CPD activities that are professional or technical reading do not need to meet condition 4.
The legislative instrument identifies the following types of activities as potentially being CPD activities limited to a maximum of 30 hours a year:
- Formal education (such as tertiary courses),
- Study towards obtaining a professional designation, and
- Study to gain relevant qualifications to practice as an adviser.
Issues addressed and those outstanding
The draft legislative instrument left some questions about CPD content unanswered. Some of these have been clarified in the final instrument, such as the broadening of content to allow non-product specific CPD.
Some issues are no clearer, including:
- No clarification in the policy or explanatory statement of what constitutes “sufficient intellectual or practical content”.
- No clarification in the policy or explanatory statement of what constitutes “sufficient experience, standing, expertise, academic qualifications and/or practical experience”.

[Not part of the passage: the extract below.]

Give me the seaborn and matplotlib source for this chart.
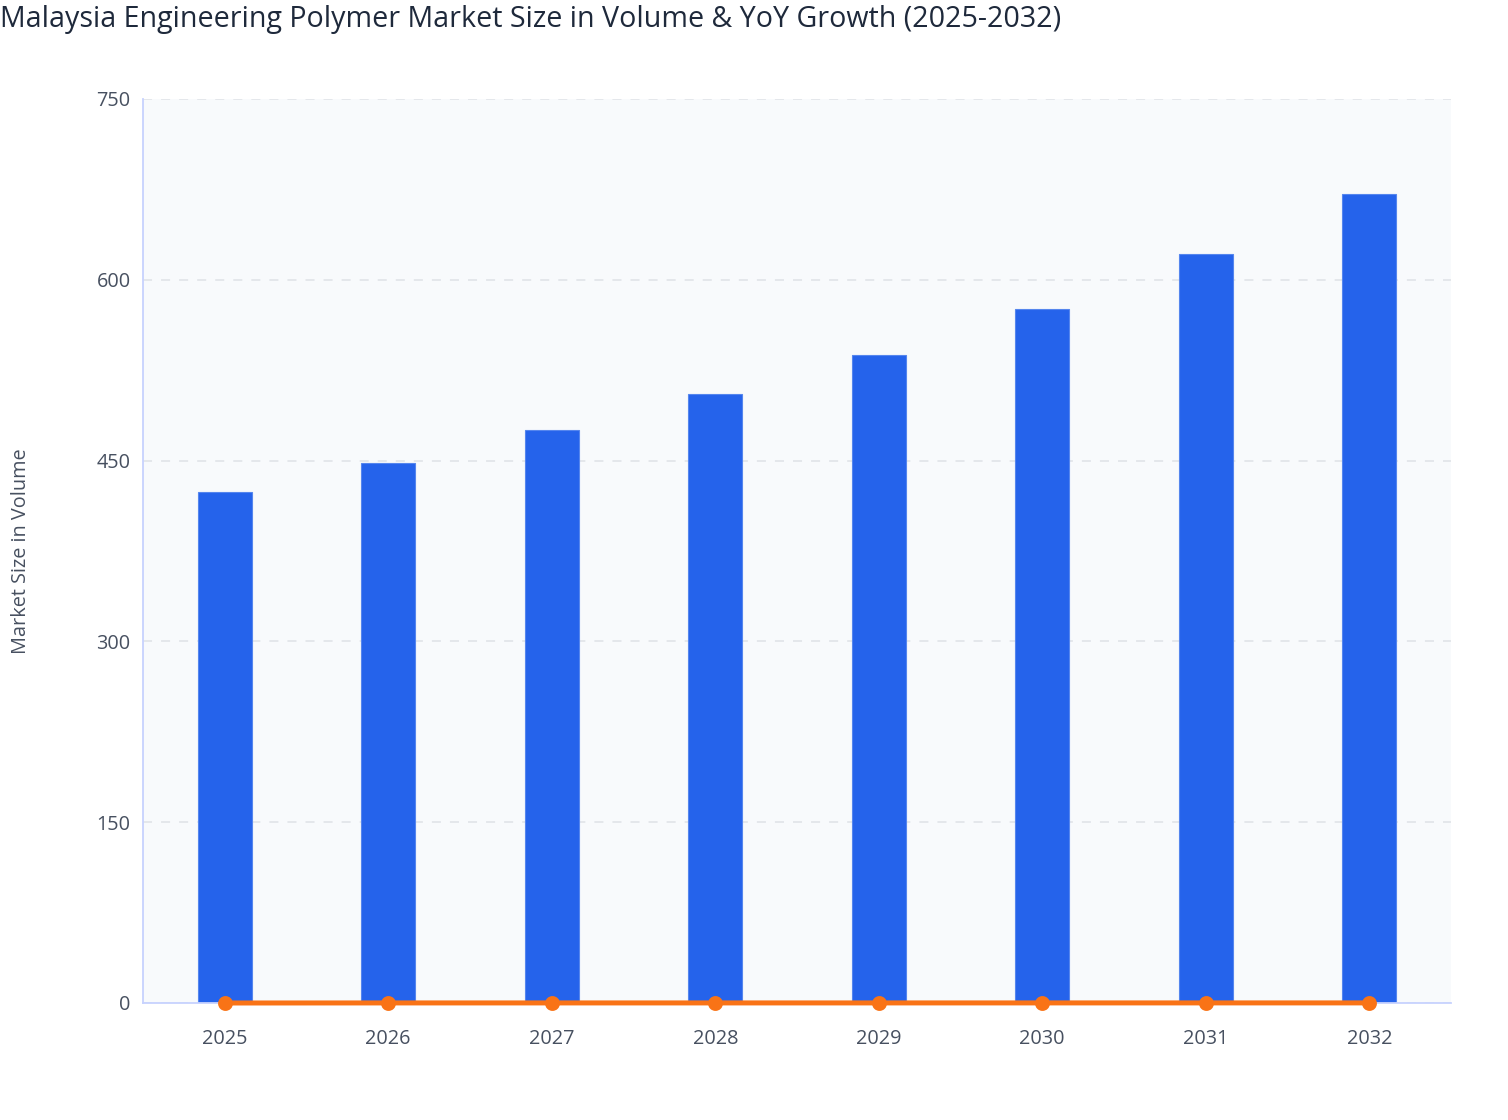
import numpy as np
import pandas as pd
import matplotlib
matplotlib.use("Agg")
import matplotlib.pyplot as plt
import seaborn as sns

# chart data
years = ["2025", "2026", "2027", "2028", "2029", "2030", "2031", "2032"]
volume = [424, 448, 475, 505, 538, 576, 621, 671]
yoy_growth = [0.0, 0.057, 0.060, 0.063, 0.065, 0.071, 0.078, 0.081]
y_ticks = [0, 150, 300, 450, 600, 750]

df = pd.DataFrame({"year": years, "volume": volume, "growth": yoy_growth})

sns.set_theme(style="white")
plt.rcParams["font.family"] = ["Open Sans", "DejaVu Sans"]

fig = plt.figure(figsize=(15.08, 11.2), dpi=100)
ax = fig.add_axes([143 / 1508, 1 - 1003 / 1120, 1308 / 1508, 904 / 1120])
ax.set_facecolor("#f8fafc")

sns.barplot(data=df, x="year", y="volume", color="#2563eb", saturation=1,
            width=0.33, edgecolor="#5586ee", linewidth=0.8, ax=ax, zorder=2)
sns.pointplot(data=df, x="year", y="growth", color="#f97316", markers="o",
              markersize=8, linewidth=3.6, ax=ax, zorder=4)
for ln in ax.lines:
    ln.set_clip_on(False)
for c in ax.collections:
    c.set_clip_on(False)

ax.set_xlim(-0.5, len(years) - 0.5)
ax.set_ylim(0, 750)
ax.set_yticks(y_ticks)
ax.set_yticklabels([str(t) for t in y_ticks])

ax.yaxis.grid(True, color="#e2e5ea", linestyle=(0, (5, 5)), linewidth=1.3)
ax.set_axisbelow(True)

for side in ["top", "right"]:
    ax.spines[side].set_visible(False)
for side in ["left", "bottom"]:
    ax.spines[side].set_color("#c7d2fe")
    ax.spines[side].set_linewidth(1.3)

ax.tick_params(axis="both", colors="#c7d2fe", length=6, width=1.3,
               labelcolor="#475060", labelsize=14.3, pad=3)
ax.tick_params(axis="x", pad=13)
ax.set_xlabel("")
ax.set_ylabel("Market Size in Volume", fontsize=14.3, color="#475060", labelpad=47)

fig.text(0.0, 1 - 19 / 1120, "Malaysia Engineering Polymer Market Size in Volume & YoY Growth (2025-2032)",
         fontsize=20.6, color="#1e293b", ha="left", va="center")

fig.savefig("out.png", dpi=100)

- How the requirement for an activity to be led or conducted by a person will be applied to online learning – particularly eLearning modules.
Advisers must make and maintain records of their own CPD activities, including:
- When they were undertaken,
- The number of hours spent on the activity,
- Evidence the activity was completed and of the outcomes, and
- Progress towards implementation of their CPD plan.
Advisers must keep these records for 7 years and provide a copy of these records to their licensee. It is sufficient for as adviser’s licensee performs this record keeping activity for the adviser.